As a Director you hold the purse strings to the company’s finances, you can borrow cash from it, and it’s easy to think of the company as your business.
The trouble is, within the eyes of the law, companies are seen as their own entirety, a separate person if you like.
When you look at it that way, you can understand why you can’t just take money out of the company’s bank.
After all, you wouldn’t just take money out of a friend’s bank, would you?
However, the rules do allow you to borrow from your company, subject to the following conditions.
General rule, loans to directors are allowed as long as the shareholders approve, with the exception of the following:
- Loans totalling no more than £10,000.
- Loans up to £50,000 to cover company expenditure
- A loan to cover Directors legal costs in connection to a claim against them
Where none of the exceptions apply, you must get majority vote, which is 51% or over before you can take out the loan.
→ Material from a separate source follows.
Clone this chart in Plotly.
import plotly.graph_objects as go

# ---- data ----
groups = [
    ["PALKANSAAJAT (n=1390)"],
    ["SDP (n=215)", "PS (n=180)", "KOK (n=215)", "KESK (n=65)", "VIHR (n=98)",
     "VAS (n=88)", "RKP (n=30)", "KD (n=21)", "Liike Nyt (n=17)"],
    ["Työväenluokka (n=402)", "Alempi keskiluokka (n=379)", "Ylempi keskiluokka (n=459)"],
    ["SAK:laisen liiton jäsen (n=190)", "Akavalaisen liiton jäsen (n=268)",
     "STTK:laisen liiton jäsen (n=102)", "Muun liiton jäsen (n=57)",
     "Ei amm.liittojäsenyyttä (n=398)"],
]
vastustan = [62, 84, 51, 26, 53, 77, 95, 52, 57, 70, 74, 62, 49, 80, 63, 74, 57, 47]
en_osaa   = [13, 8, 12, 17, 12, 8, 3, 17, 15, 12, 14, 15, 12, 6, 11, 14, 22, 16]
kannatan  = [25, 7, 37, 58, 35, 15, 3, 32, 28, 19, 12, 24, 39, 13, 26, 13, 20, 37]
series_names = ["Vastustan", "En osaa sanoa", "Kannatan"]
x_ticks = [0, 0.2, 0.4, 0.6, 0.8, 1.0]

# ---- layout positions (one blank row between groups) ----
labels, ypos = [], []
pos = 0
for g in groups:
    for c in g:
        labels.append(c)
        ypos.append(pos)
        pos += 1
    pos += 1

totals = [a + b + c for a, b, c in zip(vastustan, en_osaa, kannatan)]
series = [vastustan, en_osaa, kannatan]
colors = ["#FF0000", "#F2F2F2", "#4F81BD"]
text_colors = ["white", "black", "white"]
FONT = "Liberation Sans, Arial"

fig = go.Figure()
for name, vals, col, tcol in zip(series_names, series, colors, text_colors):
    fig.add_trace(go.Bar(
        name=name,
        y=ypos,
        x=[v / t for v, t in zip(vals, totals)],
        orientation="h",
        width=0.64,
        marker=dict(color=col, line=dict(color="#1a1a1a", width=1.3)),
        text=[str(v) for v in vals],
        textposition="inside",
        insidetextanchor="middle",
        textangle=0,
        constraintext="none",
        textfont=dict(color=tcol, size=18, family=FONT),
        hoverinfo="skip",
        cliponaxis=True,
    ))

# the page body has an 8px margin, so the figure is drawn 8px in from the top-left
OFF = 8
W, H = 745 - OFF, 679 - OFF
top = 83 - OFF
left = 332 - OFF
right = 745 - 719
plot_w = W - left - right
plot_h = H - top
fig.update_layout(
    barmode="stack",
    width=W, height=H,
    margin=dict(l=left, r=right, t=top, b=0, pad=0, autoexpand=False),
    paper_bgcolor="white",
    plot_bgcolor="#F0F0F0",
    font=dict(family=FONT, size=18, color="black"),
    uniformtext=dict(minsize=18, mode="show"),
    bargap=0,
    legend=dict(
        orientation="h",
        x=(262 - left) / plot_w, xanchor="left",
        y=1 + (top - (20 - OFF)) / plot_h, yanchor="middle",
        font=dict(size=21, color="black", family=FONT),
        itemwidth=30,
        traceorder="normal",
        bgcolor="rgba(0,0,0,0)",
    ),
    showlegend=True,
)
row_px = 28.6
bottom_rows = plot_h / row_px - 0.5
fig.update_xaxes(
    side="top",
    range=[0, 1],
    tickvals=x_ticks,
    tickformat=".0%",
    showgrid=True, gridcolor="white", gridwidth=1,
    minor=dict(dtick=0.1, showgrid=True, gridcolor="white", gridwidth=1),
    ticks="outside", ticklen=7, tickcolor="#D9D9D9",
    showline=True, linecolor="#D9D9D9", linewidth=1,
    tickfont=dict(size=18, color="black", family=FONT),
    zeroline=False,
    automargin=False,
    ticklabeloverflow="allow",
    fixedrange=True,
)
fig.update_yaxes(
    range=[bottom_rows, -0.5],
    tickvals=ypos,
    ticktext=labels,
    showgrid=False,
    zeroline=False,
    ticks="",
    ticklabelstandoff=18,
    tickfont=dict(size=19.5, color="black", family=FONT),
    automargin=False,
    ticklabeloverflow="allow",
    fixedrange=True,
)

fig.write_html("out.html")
Remember, where an Ordinary Resolution has not been passed, your fellow directors (if you have any) could ask you to repay the loan without prior warning. This would also apply if the company ran into difficulty and the liquidator seeks to recover funds for the creditors.
And NO, the companies’ limited liability status will NOT protect you when this happens.
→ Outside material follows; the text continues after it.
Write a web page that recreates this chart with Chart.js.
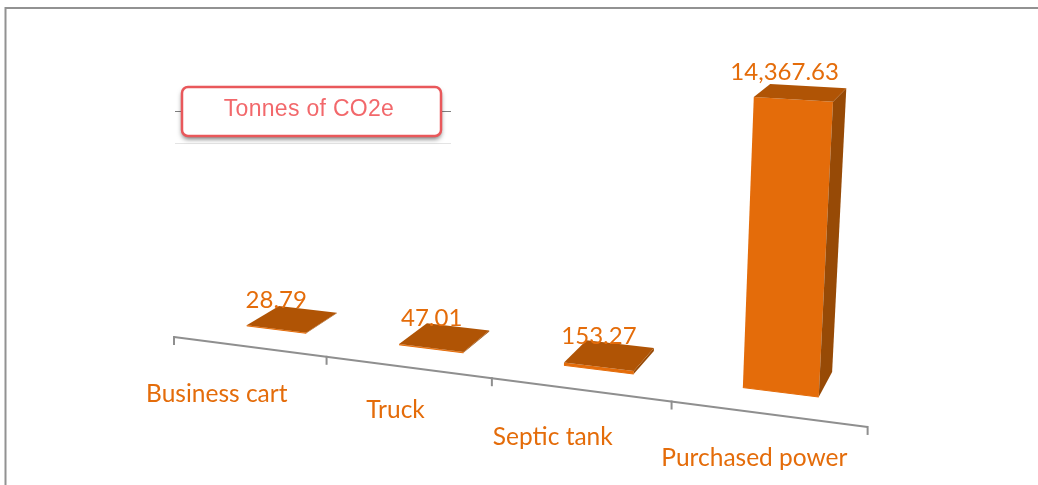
<!DOCTYPE html>
<html>
<head>
<meta charset="utf-8">
<style>html,body{margin:0;padding:0;background:#fff}canvas{display:block}</style>
<script src="https://cdn.jsdelivr.net/npm/chart.js@4/dist/chart.umd.min.js"></script>
</head>
<body>
<canvas id="c" width="1038" height="485"></canvas>
<script>
const categories = ["Business cart", "Truck", "Septic tank", "Purchased power"];
const tonnes = [28.79, 47.01, 153.27, 14367.63];
const seriesName = "Tonnes of CO2e";

// Perspective camera fitted to the picture: unit axes -> screen.
const cam = {
  origin: [174, 337], along: [560, 24.2], wAlong: -0.154,
  depthVP: [1145, -213], upVP: [471, 7600], fullHeight: 0.03654,
  front: 0.031, back: 0.069
};
function project(u, e, g) {
  const w = 1 + cam.wAlong * u + e + g;
  return [
    (cam.origin[0] + cam.along[0] * u + cam.depthVP[0] * e + cam.upVP[0] * g) / w,
    (cam.origin[1] + cam.along[1] * u + cam.depthVP[1] * e + cam.upVP[1] * g) / w
  ];
}
function quad(ctx, pts, fill) {
  ctx.beginPath();
  pts.forEach((p, i) => i ? ctx.lineTo(p[0], p[1]) : ctx.moveTo(p[0], p[1]));
  ctx.closePath();
  ctx.fillStyle = fill;
  ctx.fill();
}
const CATEGORY_FONT = '24.5px Lato';
const VALUE_FONT = '24px Lato';
const ORANGE = '#E46C0A';

const perspective = {
  id: 'perspective',
  beforeDatasetsDraw(chart, args, o) {
    const ctx = chart.ctx, a = chart.chartArea, xs = chart.scales.x;
    const toU = px => (px - a.left) / a.width;

    // frame
    ctx.save();
    ctx.strokeStyle = '#929292'; ctx.lineWidth = 2;
    ctx.beginPath(); ctx.moveTo(5.5, 485); ctx.lineTo(5.5, 8); ctx.lineTo(1038, 8); ctx.stroke();

    // sloped category axis
    ctx.strokeStyle = '#8f8f8f'; ctx.lineWidth = 2;
    ctx.beginPath();
    const s = project(0, 0, 0), t = project(1, 0, 0);
    ctx.moveTo(s[0], s[1]); ctx.lineTo(t[0], t[1]); ctx.stroke();
    for (let i = 0; i <= categories.length; i++) {
      const p = project(toU(xs.getPixelForValue(i - 0.5)), 0, 0);
      ctx.beginPath(); ctx.moveTo(p[0], p[1] - 1); ctx.lineTo(p[0], p[1] + 8); ctx.stroke();
    }

    // bars
    const meta = chart.getDatasetMeta(0);
    meta.data.forEach(el => {
      const b = el.getProps(['x', 'y', 'base', 'width'], true);
      const u0 = toU(b.x - b.width / 2), u1 = toU(b.x + b.width / 2);
      const g = -cam.fullHeight * (b.base - b.y) / a.height;
      const fl = project(u0, cam.front, 0), fr = project(u1, cam.front, 0);
      const br = project(u1, cam.back, 0);
      const tfl = project(u0, cam.front, g), tfr = project(u1, cam.front, g);
      const tbl = project(u0, cam.back, g), tbr = project(u1, cam.back, g);
      quad(ctx, [fl, fr, tfr, tfl], o.front);
      quad(ctx, [fr, br, tbr, tfr], o.side);
      quad(ctx, [tfl, tfr, tbr, tbl], o.top);
      ctx.strokeStyle = o.front; ctx.lineWidth = 1;
      ctx.beginPath(); ctx.moveTo(fl[0], fl[1]); ctx.lineTo(fr[0], fr[1]); ctx.stroke();
    });
    ctx.restore();
    return false;
  },
  afterDraw(chart, args, o) {
    const ctx = chart.ctx, a = chart.chartArea, xs = chart.scales.x;
    const toU = px => (px - a.left) / a.width;
    ctx.save();
    ctx.fillStyle = ORANGE;
    ctx.textAlign = 'center'; ctx.textBaseline = 'middle';

    // category labels
    ctx.font = CATEGORY_FONT;
    categories.forEach((c, i) => {
      const p = project(toU(xs.getPixelForValue(i)), 0, 0);
      ctx.fillText(xs.getLabelForValue(i), p[0] + o.labelDx[i], p[1] + o.labelDy[i]);
    });

    // value labels
    ctx.font = VALUE_FONT;
    chart.getDatasetMeta(0).data.forEach((el, i) => {
      const b = el.getProps(['x', 'y', 'base'], true);
      const g = -cam.fullHeight * (b.base - b.y) / a.height;
      const p = project(toU(b.x), (cam.front + cam.back) / 2, g);
      const txt = tonnes[i].toLocaleString('en-US', { minimumFractionDigits: 2 });
      ctx.fillText(txt, p[0] + o.valueDx[i], p[1] + o.valueDy[i]);
    });

    // legend picture: faint rule, key ticks, rounded box
    ctx.strokeStyle = '#e4e4e4'; ctx.lineWidth = 1;
    ctx.beginPath(); ctx.moveTo(175, 143.5); ctx.lineTo(451, 143.5); ctx.stroke();
    ctx.strokeStyle = '#7f7f7f';
    ctx.beginPath(); ctx.moveTo(175, 111.5); ctx.lineTo(182, 111.5);
    ctx.moveTo(441, 111.5); ctx.lineTo(451, 111.5); ctx.stroke();
    ctx.shadowColor = 'rgba(0,0,0,0.55)'; ctx.shadowBlur = 5; ctx.shadowOffsetY = 3;
    ctx.fillStyle = '#fff';
    ctx.beginPath(); ctx.roundRect(182, 87, 259, 49, 6); ctx.fill();
    ctx.shadowColor = 'transparent'; ctx.shadowBlur = 0; ctx.shadowOffsetY = 0;
    ctx.strokeStyle = '#E9585B'; ctx.lineWidth = 2.5;
    ctx.beginPath(); ctx.roundRect(182, 87, 259, 49, 6); ctx.stroke();
    ctx.fillStyle = '#F2686B'; ctx.font = '23px "Liberation Sans"';
    ctx.letterSpacing = '0.3px';
    ctx.fillText(chart.data.datasets[0].label, 309, 110);
    ctx.restore();
  }
};

new Chart(document.getElementById('c'), {
  type: 'bar',
  data: {
    labels: categories,
    datasets: [{
      label: seriesName,
      data: tonnes,
      backgroundColor: ORANGE,
      barPercentage: 0.4,
      categoryPercentage: 1
    }]
  },
  options: {
    responsive: false,
    animation: false,
    layout: { padding: { left: 174, right: 170, top: 86, bottom: 58 } },
    scales: {
      x: { display: false },
      y: { display: false, min: 0, max: 15000 }
    },
    plugins: {
      legend: { display: false },
      tooltip: { enabled: false },
      perspective: {
        front: ORANGE, top: '#B05405', side: '#974A06',
        labelDx: [-32, -12, -27, -13],
        labelDy: [47, 43, 47, 44],
        valueDx: [-16, -13, -10.5, -16],
        valueDy: [-19, -19, -19, -20]
      }
    }
  },
  plugins: [perspective]
});
</script>
</body>
</html>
Finally, and this is very important, did you know that you are liable if a co-director takes money out of the business without following the rules set out in Companies Act 2006. If you allow a fellow Director to borrow money unapproved you could be held liable to pay it back, if they can’t.
Following procedure can seem like an overreaction, but we’ve all been in one of those situations where everything is OK until they go wrong.